Wow, good point about the stress! I like that comment. I find writing is taxing and involving, but thinking about writing is highly stressful.

I admire your drive and determination, and really hope you trip over lots of luck!

spyscribbler 11/01/2008 09:00:00 PM  

Robin, GOOD point. Okay, see? I'm not touching the thing.

Hemingway would take one look at my writing and say, "please throw at least half those words in the wastebasket!"

spyscribbler 11/01/2008 09:02:00 PM  

Eric, I have that worry. I remember Robert Heinlein used to say he could write a story to please anyone, and he wrote a story for girls to prove it. I used to think a good storyteller could do that: write a story to please anyone.
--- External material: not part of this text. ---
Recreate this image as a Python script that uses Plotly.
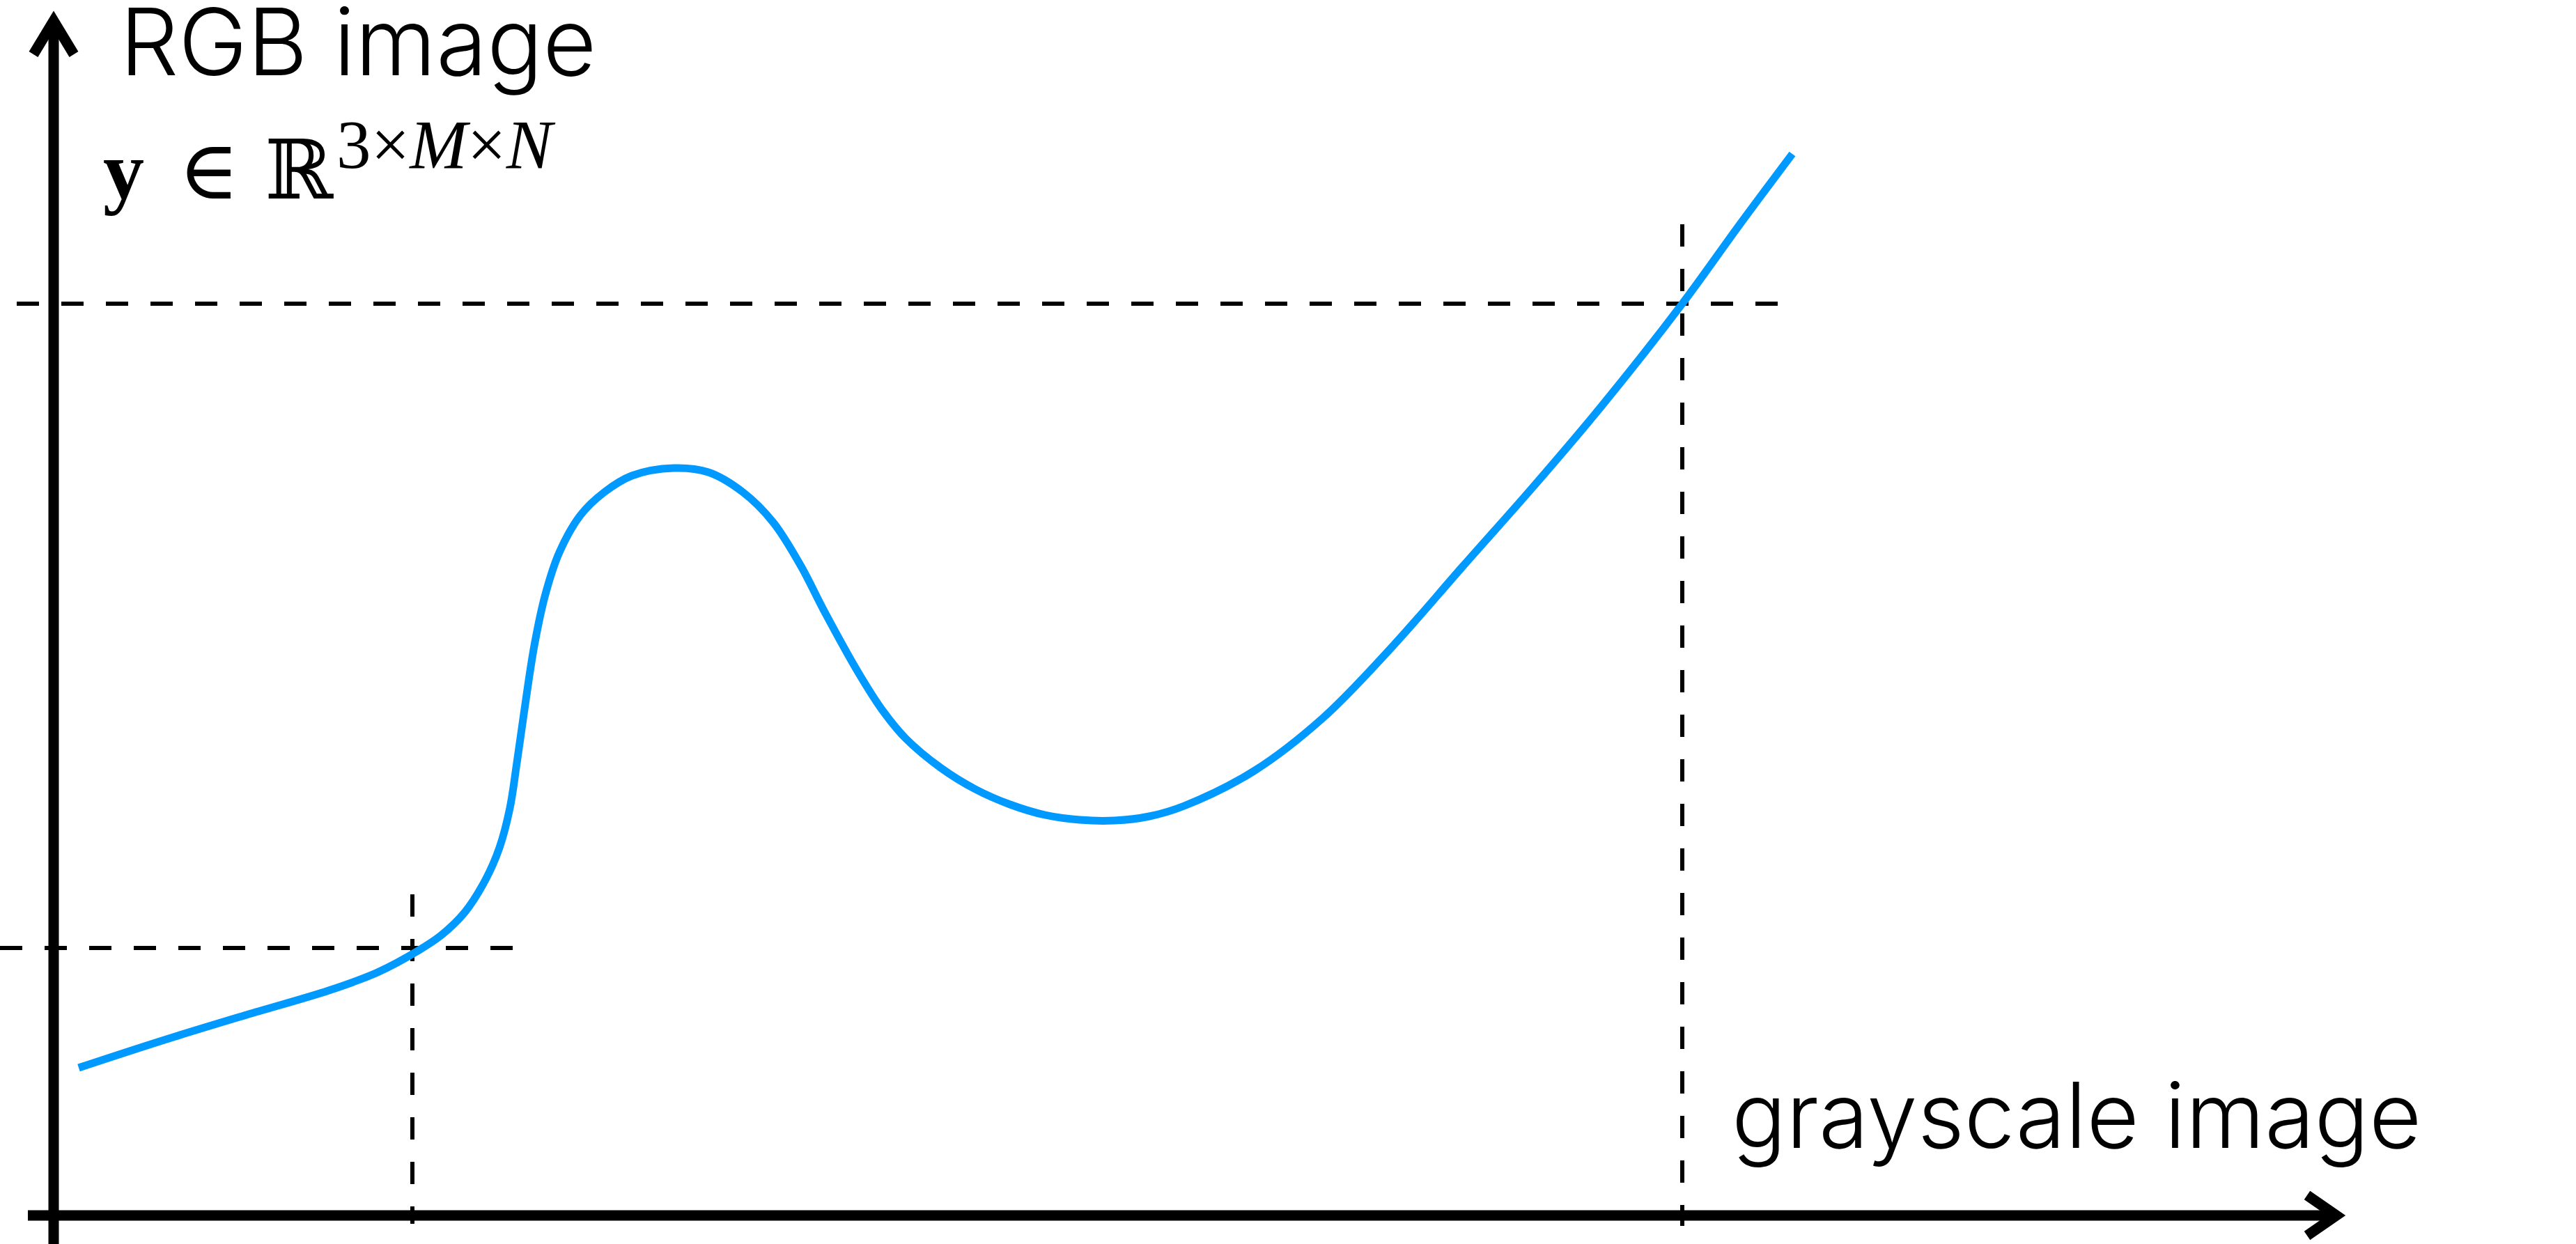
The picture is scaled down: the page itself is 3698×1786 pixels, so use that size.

I have to say, I'm not convinced this storyteller could do that. I wish I could. There are some stories/ideas I have that just Won't. Write.

spyscribbler 11/01/2008 09:03:00 PM  

Eric and Robin--

That does it! The Weed Eater is one fear this girl will not be facing down.

Yikes! A finger? That's my greatest fear!

Edie 11/02/2008 12:40:00 AM  

I was at a Margie Lawson workshop today. Both my CPs had critiqued my ms., and I thought my first 3 chapters were pretty good -- and was amazed to see that in many ways I could make it better.

So my fundamental belief is to believe in my talent but to keep improving.

spyscribbler 11/02/2008 12:53:00 AM  

Hey, Edie! I was just thinking about that workshop, wondering if it was this weekend or next. How was it? Are you going to blog about it? I hope so. I know you were looking forward to it! I wanted to run up to see it, but I was housesitting this weekend. Ah, well.

I hope you had a great time!

Zoe Winters 11/02/2008 10:30:00 AM  

hehe Spy, that's an awesome way of looking at it. Talent is pretty subjective anyway. It's completely the wrong ball to focus on. Whatever you do or don't have inately isn't the point.